Return all the data below as it stands, minus the pictures.

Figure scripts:
───

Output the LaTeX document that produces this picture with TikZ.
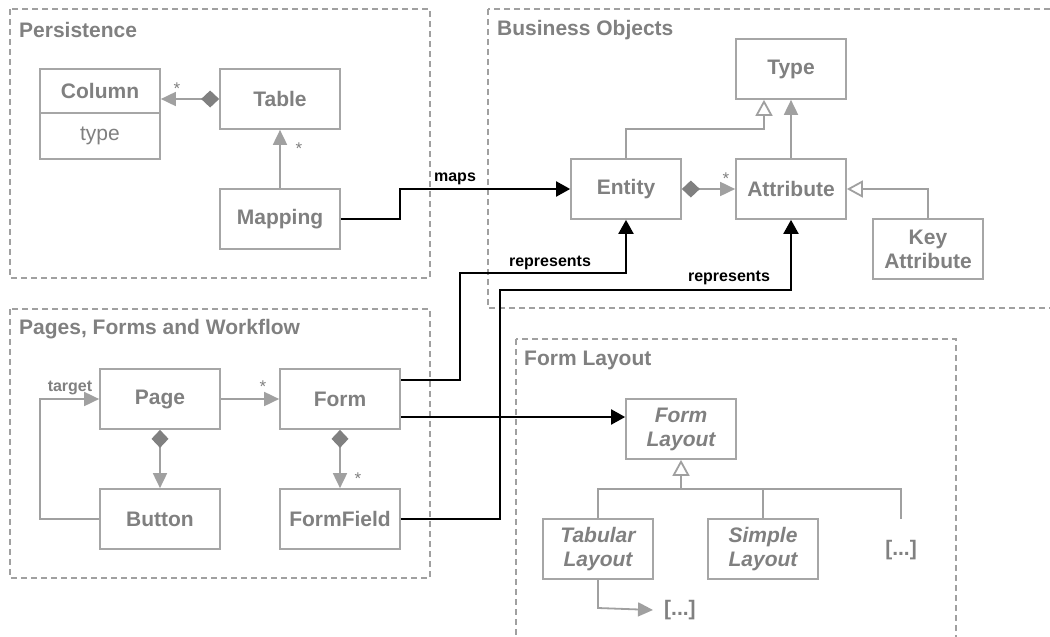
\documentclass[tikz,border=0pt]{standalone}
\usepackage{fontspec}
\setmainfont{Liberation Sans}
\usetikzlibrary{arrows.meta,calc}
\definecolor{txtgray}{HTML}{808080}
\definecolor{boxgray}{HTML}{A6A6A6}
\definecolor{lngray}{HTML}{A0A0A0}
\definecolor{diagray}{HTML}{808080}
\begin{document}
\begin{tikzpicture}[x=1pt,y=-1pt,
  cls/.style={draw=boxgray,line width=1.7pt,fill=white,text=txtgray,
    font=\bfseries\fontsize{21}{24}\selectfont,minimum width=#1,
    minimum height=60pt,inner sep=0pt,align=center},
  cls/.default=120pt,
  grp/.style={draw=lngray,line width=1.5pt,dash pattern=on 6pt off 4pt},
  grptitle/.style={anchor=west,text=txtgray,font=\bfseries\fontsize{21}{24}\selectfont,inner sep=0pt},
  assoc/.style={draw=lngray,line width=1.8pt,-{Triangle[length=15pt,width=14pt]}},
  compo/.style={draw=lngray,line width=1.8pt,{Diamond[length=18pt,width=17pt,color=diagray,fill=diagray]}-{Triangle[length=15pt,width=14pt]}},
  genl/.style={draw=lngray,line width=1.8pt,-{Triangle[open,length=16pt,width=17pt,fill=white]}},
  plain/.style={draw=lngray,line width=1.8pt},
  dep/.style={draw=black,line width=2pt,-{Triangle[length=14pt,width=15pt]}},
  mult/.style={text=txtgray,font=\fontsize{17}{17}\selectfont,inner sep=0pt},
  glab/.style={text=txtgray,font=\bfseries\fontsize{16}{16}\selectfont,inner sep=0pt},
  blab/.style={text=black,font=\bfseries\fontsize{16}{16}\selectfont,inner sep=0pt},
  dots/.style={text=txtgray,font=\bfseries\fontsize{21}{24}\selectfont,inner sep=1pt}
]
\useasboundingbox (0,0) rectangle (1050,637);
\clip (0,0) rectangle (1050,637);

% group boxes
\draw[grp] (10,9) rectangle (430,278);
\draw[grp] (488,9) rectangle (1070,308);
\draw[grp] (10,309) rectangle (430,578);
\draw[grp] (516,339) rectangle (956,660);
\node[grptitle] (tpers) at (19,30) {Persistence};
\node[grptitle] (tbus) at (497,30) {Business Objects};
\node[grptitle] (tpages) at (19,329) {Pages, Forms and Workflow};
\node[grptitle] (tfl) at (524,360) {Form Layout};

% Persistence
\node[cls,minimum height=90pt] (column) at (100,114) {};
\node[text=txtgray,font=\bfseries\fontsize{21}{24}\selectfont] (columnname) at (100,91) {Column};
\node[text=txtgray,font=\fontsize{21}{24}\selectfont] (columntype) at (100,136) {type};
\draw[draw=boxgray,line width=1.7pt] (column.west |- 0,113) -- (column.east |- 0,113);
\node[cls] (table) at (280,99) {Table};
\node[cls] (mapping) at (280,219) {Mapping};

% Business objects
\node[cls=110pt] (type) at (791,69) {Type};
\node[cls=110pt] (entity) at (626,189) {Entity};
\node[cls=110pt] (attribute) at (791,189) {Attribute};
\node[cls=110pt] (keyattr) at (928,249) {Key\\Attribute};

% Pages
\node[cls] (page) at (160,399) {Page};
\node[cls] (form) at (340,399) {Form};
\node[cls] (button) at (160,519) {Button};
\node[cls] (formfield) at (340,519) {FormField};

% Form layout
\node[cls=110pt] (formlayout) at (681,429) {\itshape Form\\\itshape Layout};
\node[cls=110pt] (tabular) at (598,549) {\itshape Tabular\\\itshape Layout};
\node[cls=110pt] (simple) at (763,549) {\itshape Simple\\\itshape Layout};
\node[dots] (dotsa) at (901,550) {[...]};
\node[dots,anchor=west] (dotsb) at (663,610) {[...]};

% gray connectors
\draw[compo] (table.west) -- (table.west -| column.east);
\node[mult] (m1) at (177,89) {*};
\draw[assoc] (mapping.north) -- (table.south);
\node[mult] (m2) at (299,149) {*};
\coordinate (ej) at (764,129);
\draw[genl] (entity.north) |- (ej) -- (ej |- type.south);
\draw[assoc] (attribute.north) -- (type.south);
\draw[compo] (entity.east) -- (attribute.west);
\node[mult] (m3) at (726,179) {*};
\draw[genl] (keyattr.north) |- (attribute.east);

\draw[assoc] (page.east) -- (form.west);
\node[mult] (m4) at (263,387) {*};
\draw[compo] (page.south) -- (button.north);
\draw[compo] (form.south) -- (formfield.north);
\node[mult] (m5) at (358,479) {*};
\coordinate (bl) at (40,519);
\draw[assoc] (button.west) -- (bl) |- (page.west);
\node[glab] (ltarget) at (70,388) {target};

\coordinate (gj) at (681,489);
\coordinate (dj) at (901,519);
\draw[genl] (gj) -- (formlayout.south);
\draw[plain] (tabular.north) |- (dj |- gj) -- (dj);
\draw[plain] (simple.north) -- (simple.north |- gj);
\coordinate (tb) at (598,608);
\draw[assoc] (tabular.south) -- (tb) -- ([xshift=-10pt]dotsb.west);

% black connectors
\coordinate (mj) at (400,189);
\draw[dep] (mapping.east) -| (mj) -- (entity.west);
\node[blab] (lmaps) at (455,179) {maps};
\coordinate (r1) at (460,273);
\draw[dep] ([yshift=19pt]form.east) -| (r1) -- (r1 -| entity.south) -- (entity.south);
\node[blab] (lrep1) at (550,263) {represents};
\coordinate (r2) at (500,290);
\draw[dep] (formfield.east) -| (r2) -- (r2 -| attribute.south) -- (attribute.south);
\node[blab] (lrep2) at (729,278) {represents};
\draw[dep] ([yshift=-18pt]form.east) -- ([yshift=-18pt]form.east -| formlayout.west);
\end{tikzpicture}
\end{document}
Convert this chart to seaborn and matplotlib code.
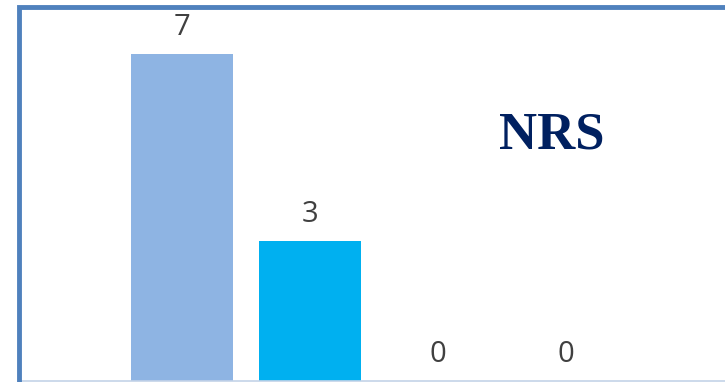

───

EXPECTED OUTPUT =
Output the LaTeX document that produces this picture with TikZ.
\documentclass[tikz,border=0pt]{standalone}
\usepackage{fontspec}
\setmainfont{Liberation Sans}
\usetikzlibrary{arrows.meta,calc}
\definecolor{txtgray}{HTML}{808080}
\definecolor{boxgray}{HTML}{A6A6A6}
\definecolor{lngray}{HTML}{A0A0A0}
\definecolor{diagray}{HTML}{808080}
\begin{document}
\begin{tikzpicture}[x=1pt,y=-1pt,
  cls/.style={draw=boxgray,line width=1.7pt,fill=white,text=txtgray,
    font=\bfseries\fontsize{21}{24}\selectfont,minimum width=#1,
    minimum height=60pt,inner sep=0pt,align=center},
  cls/.default=120pt,
  grp/.style={draw=lngray,line width=1.5pt,dash pattern=on 6pt off 4pt},
  grptitle/.style={anchor=west,text=txtgray,font=\bfseries\fontsize{21}{24}\selectfont,inner sep=0pt},
  assoc/.style={draw=lngray,line width=1.8pt,-{Triangle[length=15pt,width=14pt]}},
  compo/.style={draw=lngray,line width=1.8pt,{Diamond[length=18pt,width=17pt,color=diagray,fill=diagray]}-{Triangle[length=15pt,width=14pt]}},
  genl/.style={draw=lngray,line width=1.8pt,-{Triangle[open,length=16pt,width=17pt,fill=white]}},
  plain/.style={draw=lngray,line width=1.8pt},
  dep/.style={draw=black,line width=2pt,-{Triangle[length=14pt,width=15pt]}},
  mult/.style={text=txtgray,font=\fontsize{17}{17}\selectfont,inner sep=0pt},
  glab/.style={text=txtgray,font=\bfseries\fontsize{16}{16}\selectfont,inner sep=0pt},
  blab/.style={text=black,font=\bfseries\fontsize{16}{16}\selectfont,inner sep=0pt},
  dots/.style={text=txtgray,font=\bfseries\fontsize{21}{24}\selectfont,inner sep=1pt}
]
\useasboundingbox (0,0) rectangle (1050,637);
\clip (0,0) rectangle (1050,637);

% group boxes
\draw[grp] (10,9) rectangle (430,278);
\draw[grp] (488,9) rectangle (1070,308);
\draw[grp] (10,309) rectangle (430,578);
\draw[grp] (516,339) rectangle (956,660);
\node[grptitle] (tpers) at (19,30) {Persistence};
\node[grptitle] (tbus) at (497,30) {Business Objects};
\node[grptitle] (tpages) at (19,329) {Pages, Forms and Workflow};
\node[grptitle] (tfl) at (524,360) {Form Layout};

% Persistence
\node[cls,minimum height=90pt] (column) at (100,114) {};
\node[text=txtgray,font=\bfseries\fontsize{21}{24}\selectfont] (columnname) at (100,91) {Column};
\node[text=txtgray,font=\fontsize{21}{24}\selectfont] (columntype) at (100,136) {type};
\draw[draw=boxgray,line width=1.7pt] (column.west |- 0,113) -- (column.east |- 0,113);
\node[cls] (table) at (280,99) {Table};
\node[cls] (mapping) at (280,219) {Mapping};

% Business objects
\node[cls=110pt] (type) at (791,69) {Type};
\node[cls=110pt] (entity) at (626,189) {Entity};
\node[cls=110pt] (attribute) at (791,189) {Attribute};
\node[cls=110pt] (keyattr) at (928,249) {Key\\Attribute};

% Pages
\node[cls] (page) at (160,399) {Page};
\node[cls] (form) at (340,399) {Form};
\node[cls] (button) at (160,519) {Button};
\node[cls] (formfield) at (340,519) {FormField};

% Form layout
\node[cls=110pt] (formlayout) at (681,429) {\itshape Form\\\itshape Layout};
\node[cls=110pt] (tabular) at (598,549) {\itshape Tabular\\\itshape Layout};
\node[cls=110pt] (simple) at (763,549) {\itshape Simple\\\itshape Layout};
\node[dots] (dotsa) at (901,550) {[...]};
\node[dots,anchor=west] (dotsb) at (663,610) {[...]};

% gray connectors
\draw[compo] (table.west) -- (table.west -| column.east);
\node[mult] (m1) at (177,89) {*};
\draw[assoc] (mapping.north) -- (table.south);
\node[mult] (m2) at (299,149) {*};
\coordinate (ej) at (764,129);
\draw[genl] (entity.north) |- (ej) -- (ej |- type.south);
\draw[assoc] (attribute.north) -- (type.south);
\draw[compo] (entity.east) -- (attribute.west);
\node[mult] (m3) at (726,179) {*};
\draw[genl] (keyattr.north) |- (attribute.east);

\draw[assoc] (page.east) -- (form.west);
\node[mult] (m4) at (263,387) {*};
\draw[compo] (page.south) -- (button.north);
\draw[compo] (form.south) -- (formfield.north);
\node[mult] (m5) at (358,479) {*};
\coordinate (bl) at (40,519);
\draw[assoc] (button.west) -- (bl) |- (page.west);
\node[glab] (ltarget) at (70,388) {target};

\coordinate (gj) at (681,489);
\coordinate (dj) at (901,519);
\draw[genl] (gj) -- (formlayout.south);
\draw[plain] (tabular.north) |- (dj |- gj) -- (dj);
\draw[plain] (simple.north) -- (simple.north |- gj);
\coordinate (tb) at (598,608);
\draw[assoc] (tabular.south) -- (tb) -- ([xshift=-10pt]dotsb.west);

% black connectors
\coordinate (mj) at (400,189);
\draw[dep] (mapping.east) -| (mj) -- (entity.west);
\node[blab] (lmaps) at (455,179) {maps};
\coordinate (r1) at (460,273);
\draw[dep] ([yshift=19pt]form.east) -| (r1) -- (r1 -| entity.south) -- (entity.south);
\node[blab] (lrep1) at (550,263) {represents};
\coordinate (r2) at (500,290);
\draw[dep] (formfield.east) -| (r2) -- (r2 -| attribute.south) -- (attribute.south);
\node[blab] (lrep2) at (729,278) {represents};
\draw[dep] ([yshift=-18pt]form.east) -- ([yshift=-18pt]form.east -| formlayout.west);
\end{tikzpicture}
\end{document}
Convert this chart to seaborn and matplotlib code.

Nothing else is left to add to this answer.